Werger encouraged students who are interested in new music but unsure where to start to talk to people who love contemporary or new music like she does. She stressed that the first step can be realizing where you might have gaps in your knowledge—like asking yourself if you know more than one female composer or composer of color. She suggested taking time to listen to music outside the canon with the goal of engaging communities to talk about this music along with playing and performing this repertoire.
Last summer, things came full circle for Werger when she was able to spend two weeks in California at the Eighth Blackbird Creative Lab. While in California, she was able to attend workshops and lectures with composers such as Jennifer Higdon and Nico Muhly.
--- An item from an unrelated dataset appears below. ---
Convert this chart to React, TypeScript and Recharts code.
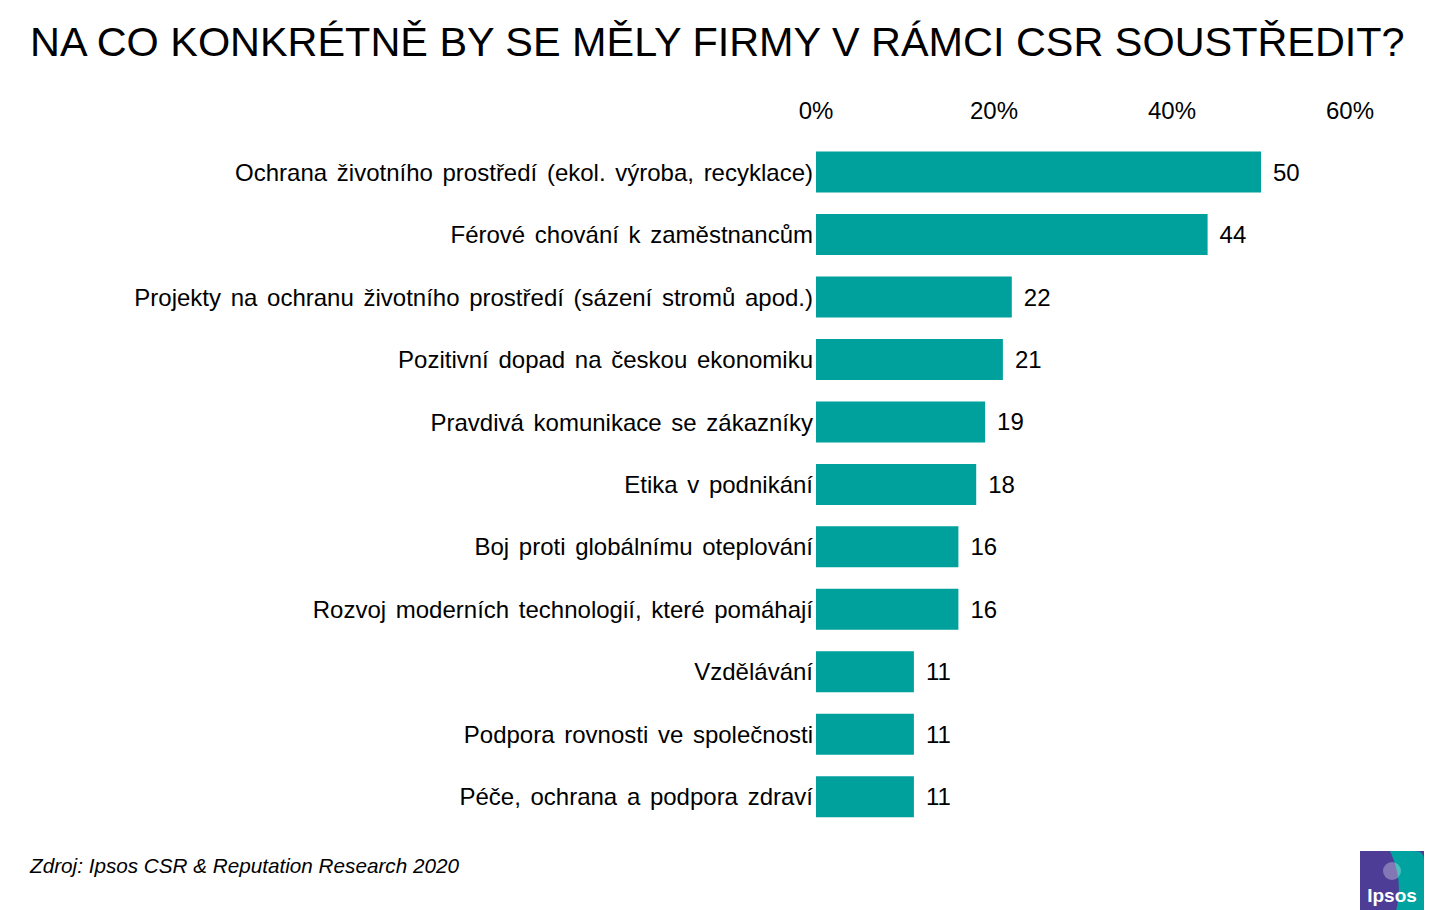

Every student was split into ensembles where they received intensive coaching from members of Eighth Blackbird.
Werger is still in contact with many of the festival participants and cites Lisa Kaplan, the pianist for Eighth Blackbird, as one of her greatest mentors. This past spring break, Werger went to Chicago and performed with past fellows in concert and on the radio.
“It was the most meaningful musical experience of my life,” said Werger.
You can catch her this weekend presenting her senior experience lecture-recital on Sunday, Apr. 28, at 3 p.m. in Harper Hall.